Francis was not Jewish, but the Italian-American singer of some of the biggest hits of the ’50s and ’60s, like “Where the Boys Are” and “Who’s Sorry Now,” grew up deeply embedded in Jewish culture and language in Newark, New Jersey.

In an interview for the film “Hava Nagila: The Movie,” Francis said that “Jewish life and tradition and music became a part of my life from the age of 5,” and that she probably knows more Yiddish than “any of the bar mitzvah boys I’ve ever dated.”

In 1960, the singer, who would often perform at the Borscht Belt, that Catskills resort destination frequented by Jews, used that knowledge to record “Connie Francis Sings Jewish Favorites,” a follow-up to her album “Connie Francis Sings Italian Favorites.”

For the album, Francis consulted with a rabbi, Rabbi Goldman, about which songs to record.

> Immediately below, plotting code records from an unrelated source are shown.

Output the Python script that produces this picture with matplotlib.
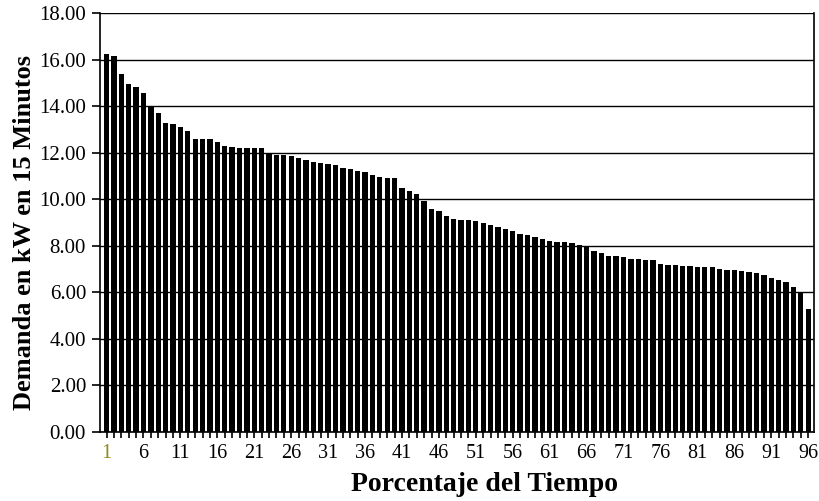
import numpy as np
import matplotlib.pyplot as plt

# demanda ordenada de mayor a menor (kW en 15 minutos), 96 intervalos
demanda = [
    16.22, 16.16, 15.37, 14.95, 14.83, 14.57, 14.00, 13.69, 13.26, 13.24,
    13.11, 12.94, 12.58, 12.58, 12.58, 12.44, 12.29, 12.23, 12.20, 12.19,
    12.19, 12.18, 12.00, 11.90, 11.89, 11.86, 11.79, 11.69, 11.61, 11.56,
    11.52, 11.48, 11.35, 11.30, 11.19, 11.18, 11.06, 10.95, 10.91, 10.89,
    10.48, 10.33, 10.21, 9.91, 9.57, 9.49, 9.28, 9.16, 9.12, 9.09,
    9.06, 8.99, 8.91, 8.82, 8.72, 8.64, 8.50, 8.45, 8.38, 8.30,
    8.21, 8.18, 8.14, 8.10, 8.01, 7.97, 7.79, 7.69, 7.57, 7.56,
    7.53, 7.43, 7.42, 7.38, 7.38, 7.22, 7.18, 7.18, 7.13, 7.11,
    7.09, 7.09, 7.08, 7.01, 6.95, 6.95, 6.92, 6.89, 6.84, 6.74,
    6.62, 6.51, 6.44, 6.23, 6.00, 5.26,
]
intervalos = list(range(1, len(demanda) + 1))
etiquetas_x = list(range(1, 97, 5))
ticks_y = list(range(0, 19, 2))

serif = ["Liberation Serif", "DejaVu Serif"]

fig = plt.figure(figsize=(8.19, 5.01), dpi=100)
ax = fig.add_axes([0.122, 0.138, 0.872, 0.836])

ax.bar(intervalos, demanda, width=0.72, color="black", zorder=2)

ax.set_xlim(0.1, 96.8)
ax.set_ylim(0, 18)
ax.set_yticks(ticks_y)
ax.set_yticklabels([f"{v:.2f}" for v in ticks_y], family=serif, fontsize=15)
ax.set_xticks(etiquetas_x)
ax.set_xticklabels([str(v) for v in etiquetas_x], family=serif, fontsize=14.5)
ax.set_xticks(intervalos, minor=True)
ax.get_xticklabels()[0].set_color("#8f8a1c")

ax.tick_params(axis="y", direction="out", length=6, width=1.2, pad=4)
ax.tick_params(axis="x", which="both", direction="out", length=4, width=1.2, pad=5)

ax.yaxis.grid(True, color="black", linewidth=1.0, zorder=1)
ax.set_axisbelow(True)
for s in ax.spines.values():
    s.set_linewidth(1.2)
ax.spines["top"].set_visible(False)

ax.set_xlabel("Porcentaje del Tiempo", family=serif, fontsize=20, fontweight="bold")
ax.set_ylabel("Demanda en kW en 15 Minutos", family=serif, fontsize=19, fontweight="bold")
ax.xaxis.set_label_coords(0.538, -0.096)
ax.yaxis.set_label_coords(-0.09, 0.477)

fig.savefig("out.png", dpi=100)
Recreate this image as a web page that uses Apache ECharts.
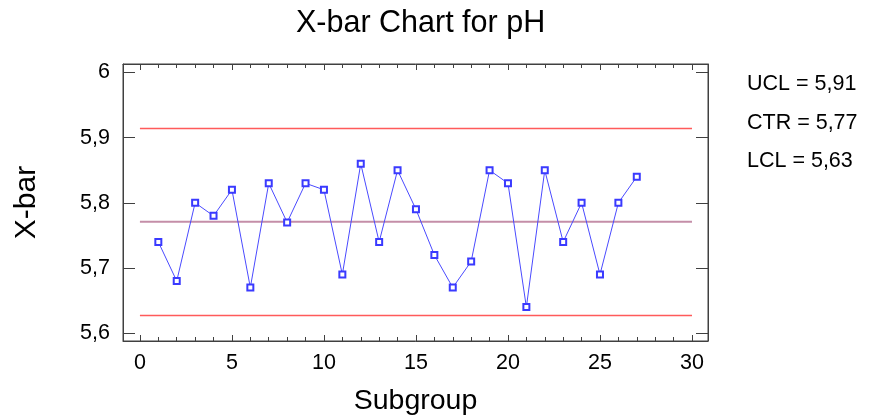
<!DOCTYPE html>
<html><head><meta charset="utf-8">
<script src="https://cdn.jsdelivr.net/npm/echarts@6/dist/echarts.min.js"></script>
<style>html,body{margin:0;padding:0;background:#fff}#c{width:869px;height:419px}</style>
</head><body><div id="c"></div>
<script>
const subgroups = [1,2,3,4,5,6,7,8,9,10,11,12,13,14,15,16,17,18,19,20,21,22,23,24,25,26,27];
const xbar = [5.74,5.68,5.80,5.78,5.82,5.67,5.83,5.77,5.83,5.82,5.69,5.86,5.74,5.85,5.79,5.72,5.67,5.71,5.85,5.83,5.64,5.85,5.74,5.80,5.69,5.80,5.84];
const UCL = 5.914, CTR = 5.771, LCL = 5.627;
const limitSpan = [0, 30];
const xTicks = [0,5,10,15,20,25,30];
const xMinor = [0,1,2,3,4,5,6,7,8,9,10,11,12,13,14,15,16,17,18,19,20,21,22,23,24,25,26,27,28,29,30];
const yTicks = [5.6,5.7,5.8,5.9,6.0];
const limitLabels = ['UCL = 5,91','CTR = 5,77','LCL = 5,63'];

const FONT = 'Liberation Sans, Arial, sans-serif';
const frame = '#404040';
const fmtY = v => (Math.round(v*10)/10).toFixed(1).replace('.', ',').replace(/^6,0$/,'6');

const chart = echarts.init(document.getElementById('c'));
const xBase = {type:'value', min:-0.92, max:30.87, splitLine:{show:false}, gridIndex:0};
chart.setOption({
  animation:false,
  title:{text:'X-bar Chart for pH', left:291, top:3,
    textStyle:{fontFamily:FONT, fontSize:30.5, fontWeight:'normal', color:'#000'}},
  grid:{left:123, right:161, top:64, bottom:78, outerBoundsMode:'none', containLabel:false,
    show:true, borderColor:frame, borderWidth:1},
  xAxis:[
    Object.assign({}, xBase, {position:'bottom', name:'Subgroup', nameLocation:'middle', nameGap:46,
      nameTextStyle:{fontFamily:FONT, fontSize:28.5, color:'#000'},
      axisLine:{show:true, onZero:false, lineStyle:{color:frame}},
      axisTick:{show:true, inside:true, length:6, customValues:xTicks, lineStyle:{color:frame}},
      axisLabel:{show:true, customValues:xTicks, margin:11, fontFamily:FONT, fontSize:21.5, color:'#000', formatter:v=>String(v)}}),
    Object.assign({}, xBase, {position:'bottom',
      axisLine:{show:false, onZero:false}, axisLabel:{show:false},
      axisTick:{show:true, inside:true, length:4, customValues:xMinor, lineStyle:{color:frame}}}),
    Object.assign({}, xBase, {position:'top',
      axisLine:{show:true, onZero:false, lineStyle:{color:frame}}, axisLabel:{show:false},
      axisTick:{show:true, inside:true, length:6, customValues:xTicks, lineStyle:{color:frame}}}),
    Object.assign({}, xBase, {position:'top',
      axisLine:{show:false, onZero:false}, axisLabel:{show:false},
      axisTick:{show:true, inside:true, length:4, customValues:xMinor, lineStyle:{color:frame}}})
  ],
  yAxis:[
    {type:'value', min:5.588, max:6.013, position:'left', splitLine:{show:false},
      name:'X-bar', nameLocation:'middle', nameGap:81, nameRotate:90,
      nameTextStyle:{fontFamily:FONT, fontSize:30, color:'#000'},
      axisLine:{show:true, onZero:false, lineStyle:{color:frame}},
      axisTick:{show:true, inside:true, length:12, customValues:yTicks, lineStyle:{color:frame}},
      axisLabel:{show:true, customValues:yTicks, margin:13, fontFamily:FONT, fontSize:21.5, color:'#000', formatter:fmtY}},
    {type:'value', min:5.588, max:6.013, position:'right', splitLine:{show:false},
      axisLine:{show:true, onZero:false, lineStyle:{color:frame}}, axisLabel:{show:false},
      axisTick:{show:true, inside:true, length:12, customValues:yTicks, lineStyle:{color:frame}}}
  ],
  series:[
    {type:'line', xAxisIndex:0, yAxisIndex:0, data:limitSpan.map(x=>[x,UCL]), symbol:'none',
      lineStyle:{color:'#ff5a5a', width:1.5}, silent:true},
    {type:'line', xAxisIndex:0, yAxisIndex:0, data:limitSpan.map(x=>[x,CTR]), symbol:'none',
      lineStyle:{color:'#c48ea8', width:2}, silent:true},
    {type:'line', xAxisIndex:0, yAxisIndex:0, data:limitSpan.map(x=>[x,LCL]), symbol:'none',
      lineStyle:{color:'#ff5a5a', width:1.5}, silent:true},
    {type:'line', xAxisIndex:0, yAxisIndex:0, data:subgroups.map((s,i)=>[s,xbar[i]]),
      symbol:'emptyRect', symbolSize:6, showAllSymbol:true, z:5,
      lineStyle:{color:'#4a4aff', width:1}, itemStyle:{color:'#3a3aff', borderWidth:1}}
  ],
  graphic: limitLabels.map((t,i)=>({type:'text', left:747, top:[73,112,150][i],
    style:{text:t, fontFamily:FONT, fontSize:21.5, fill:'#000'}}))
});
</script></body></html>
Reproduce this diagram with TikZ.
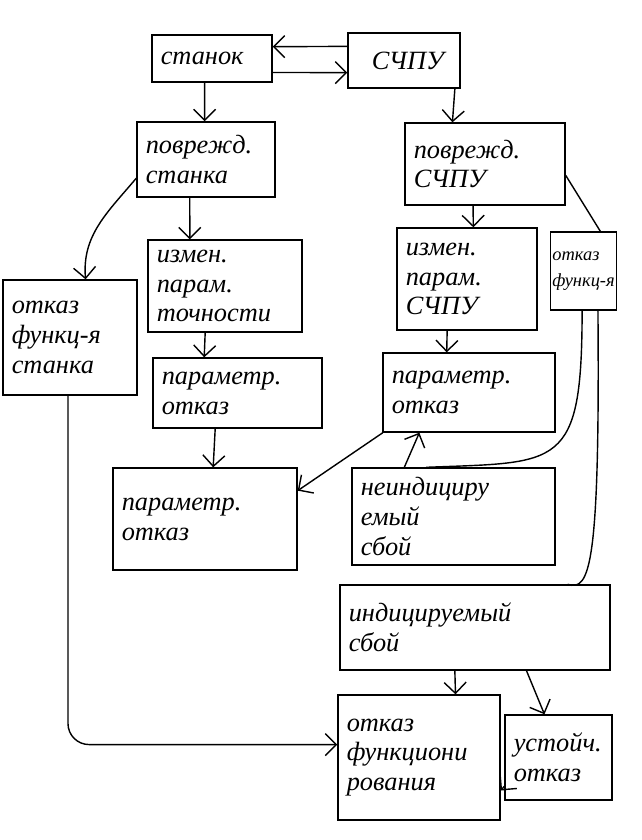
\documentclass[tikz,border=0pt]{standalone}
\usepackage{fontspec}
\setmainfont{Liberation Serif}
\usetikzlibrary{arrows.meta}

\tikzset{
  box/.style={draw,thick,align=left,inner xsep=5pt,inner ysep=3pt,font=\itshape\fontsize{15}{17}\selectfont},
}

\begin{document}
\begin{tikzpicture}[x=0.02cm,y=-0.02cm]
    \useasboundingbox (0,0) rectangle (642,840);

    \node[box,text width=2.05cm,minimum height=0.94cm] (1) at (212,58.5) {станок};
    \node[box,text width=1.89cm,minimum height=1.1cm] (2) at (404,60.5) {\hspace{3mm}СЧПУ};
    \node[box,text width=2.41cm,minimum height=1.5cm] (3) at (206,159.5) {поврежд.\\станка};
    \node[box,text width=2.85cm,minimum height=1.64cm] (4) at (485,164) {поврежд.\\СЧПУ};
    \node[box,text width=2.73cm,minimum height=1.84cm] (5) at (225,286) {измен.\\парам.\\точности};
    \node[box,text width=2.33cm,minimum height=2.3cm] (6) at (70,337.5) {отказ\\функц-я\\станка};
    \node[box,text width=2.45cm,minimum height=2.04cm] (7) at (467,279) {измен.\\парам.\\СЧПУ};
    \node[box,minimum width=1.2cm,minimum height=1.56cm,inner xsep=1pt,font=\itshape\fontsize{10.5}{15}\selectfont] (8) at (583.5,271) {отказ\\функц-я};
    \node[box,text width=3.03cm,minimum height=1.4cm] (9) at (237.5,393) {параметр.\\отказ};
    \node[box,text width=3.09cm,minimum height=1.58cm] (10) at (469,392.5) {параметр.\\отказ};
    \node[box,text width=3.33cm,minimum height=2.04cm] (11) at (205,519) {параметр.\\отказ};
    \node[box,text width=3.71cm,minimum height=1.94cm] (12) at (453.5,516.5) {неиндициру\\емый\\сбой};
    \node[box,text width=5.05cm,minimum height=1.7cm] (13) at (475,627.5) {индицируемый\\сбой};
    \node[box,text width=2.89cm,minimum height=2.5cm] (14) at (419,757.5) {отказ\\функциони\\рования};
    \node[box,text width=1.79cm,minimum height=1.7cm] (15) at (558.5,757.5) {устойч.\\отказ};

    \path[thick,-{Straight Barb[length=2.2mm]}]
    (2.166) edge (1.11)
    (1.-13) edge (2.192)
    (1.-107) edge (3.92)
    (2.-29) edge (4.128)
    (3.-113) edge (5.127)
    (3.195) edge [out=230,in=95] (6.75)
    (5.-113) edge (9.133)
    (9.-122) edge (11.81)
    (4.-106) edge (7.83)
    (4.-8) edge [-] (8.67)
    (7.-111) edge (10.119)
    (10.205) edge (11.17)
    (12.135) edge (10.-141)
    (13.-115) edge (14.60)
    (13.-40) edge (15.108)
    (15.208) edge (14.-22);

    \draw[thick] (8.-92) .. controls (582,470) and (560,462) .. (12.119);
    \draw[thick] (8.-70) .. controls (600,565) and (590,592) .. (13.25);
    \draw[thick,rounded corners=12pt,-{Straight Barb[length=2.2mm]}] (6.-92) |- (14.171);
\end{tikzpicture}
\end{document}
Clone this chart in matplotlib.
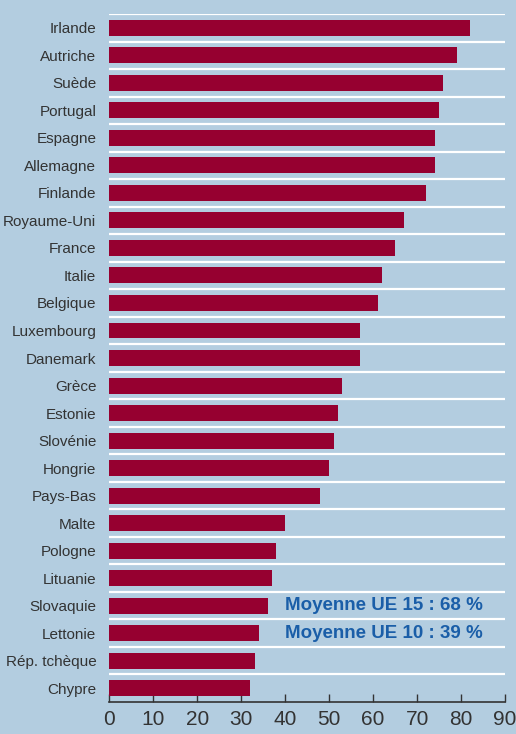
import numpy as np
import matplotlib.pyplot as plt

pays = ["Irlande", "Autriche", "Suède", "Portugal", "Espagne", "Allemagne",
        "Finlande", "Royaume-Uni", "France", "Italie", "Belgique",
        "Luxembourg", "Danemark", "Grèce", "Estonie", "Slovénie", "Hongrie",
        "Pays-Bas", "Malte", "Pologne", "Lituanie", "Slovaquie", "Lettonie",
        "Rép. tchèque", "Chypre"]
valeurs = [82, 79, 76, 75, 74, 74, 72, 67, 65, 62, 61, 57, 57, 53, 52, 51,
           50, 48, 40, 38, 37, 36, 34, 33, 32]
moyennes = ["Moyenne UE 15 : 68 %", "Moyenne UE 10 : 39 %"]
xticks = list(range(0, 100, 10))

plt.rcParams['font.family'] = ['Liberation Sans', 'DejaVu Sans']
fond = "#b3cde0"
bordeaux = "#960030"
gris = "#333333"

fig = plt.figure(figsize=(5.16, 7.34), dpi=100, facecolor=fond)
ax = fig.add_axes([0.2122, 0.0436, 0.7665, 0.9373], facecolor=fond)

y = np.arange(len(pays))
ax.barh(y, valeurs, height=0.58, color=bordeaux, zorder=3)

ax.set_ylim(len(pays) - 0.5, -0.5)
ax.set_xlim(0, 90)
ax.set_yticks(y)
ax.set_yticklabels(pays, fontsize=11, color=gris)
ax.set_yticks(np.arange(len(pays)) - 0.5, minor=True)
ax.grid(True, axis="y", which="minor", color="white", linewidth=1.6, zorder=1)
ax.tick_params(axis="y", which="both", length=0, pad=9.5)

ax.set_xticks(xticks)
ax.set_xticklabels([str(v) for v in xticks], fontsize=15, color=gris)
ax.tick_params(axis="x", direction="in", length=6, width=1, color=gris, pad=6)

for s in ["top", "right", "left"]:
    ax.spines[s].set_visible(False)
ax.spines["bottom"].set_color(gris)
ax.spines["bottom"].set_linewidth(1.2)

# moyennes sur les lignes Slovaquie / Lettonie
for i, txt in enumerate(moyennes):
    ax.text(40, pays.index("Slovaquie") + i, txt, color="#1a5ea8",
            fontsize=13.5, fontweight="bold", va="center", ha="left", zorder=4)

fig.savefig("out.png", dpi=100, facecolor=fond)
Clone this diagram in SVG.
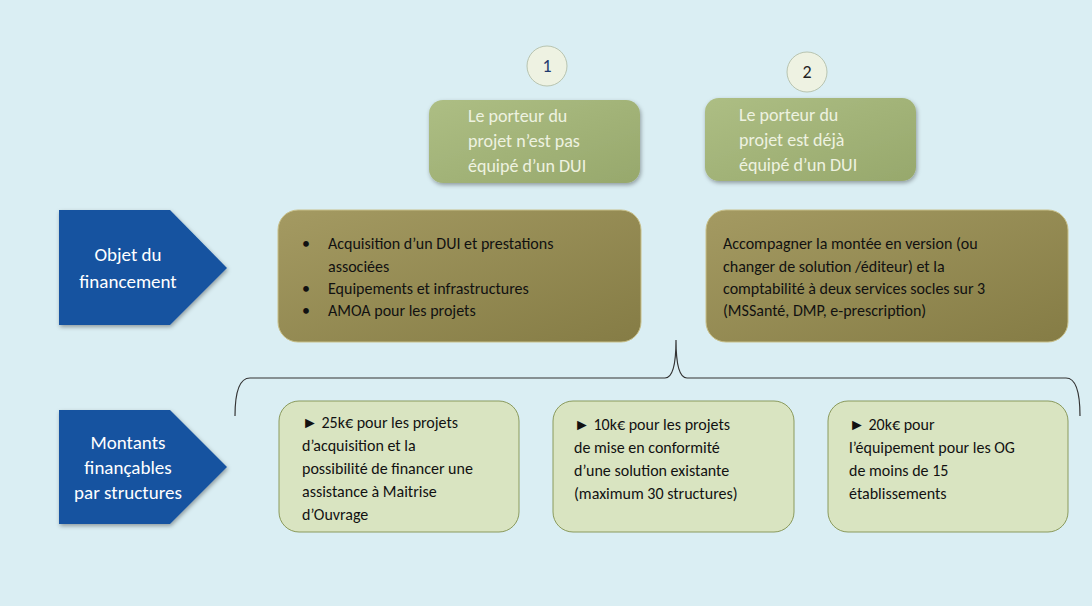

It starts with the rousing Hebrew song “Tzena, Tzena, Tzena” and ends with a beautifully touching rendition of the Yiddish song “Mom-E-Le,” a moving ode to one’s mother (the album also featured a cover of “My Yiddishe Momme”).

The songs were profoundly nostalgic for Jewish Americans, but also made accessible to more listeners, with English lyrics that helped illuminate the Yiddish and Hebrew.

Of course, the album had to include a version of “Hava Nagila,” which became iconic when Francis performed it on “The Ed Sullivan Show” along with the theme from the movie “Exodus,” saying she wanted to combine a song as serious as the latter with the joyfulness of “Hava Nagila,” the ubiquitous song that makes everyone dance:

While hearing her sing in Hebrew is certainly thrilling, it’s the Yiddish songs that really get to me. Francis knew how to infuse a song with feeling, no matter how saccharine its words are, and hearing her sing songs like “Oifen Pripichek” (On the Hearth) and “Ikh Hob Dikh Tsu Fil Lib” (I Love You Too Much), you feel her get at the very heart of their meaning, infusing them with longing and nostalgia.

Francis’ renditions of the songs felt so natural and filled with Yiddishkeit that once, when sitting at the Concord Hotel in the Borscht Belt, her mother overheard women whisper to each other that Francis was actually secretly Jewish. “I’m 10% Jewish on my manager’s side,” Francis joked in the “Hava Nagila” documentary, acknowledging that through her album, she became, to some Jewish Americans, a member of the extended family.

It’s only appropriate then that Jewish actress Gracie Lawrence was recently nominated for a Tony for playing Francis in the Bobby Darin musical “Just In Time.”

Francis would often close her shows with “Hava Nagila,” that song that’s part of almost every Jewish celebration. Hebrew for “Let Us Rejoice,” it’s a reminder that while her life was full of difficult experiences, it was also, as she herself said, “a joy, in spite of everything.”

Listening to Connie Francis sing Jewish songs most certainly is a joy. May her memory be for a blessing.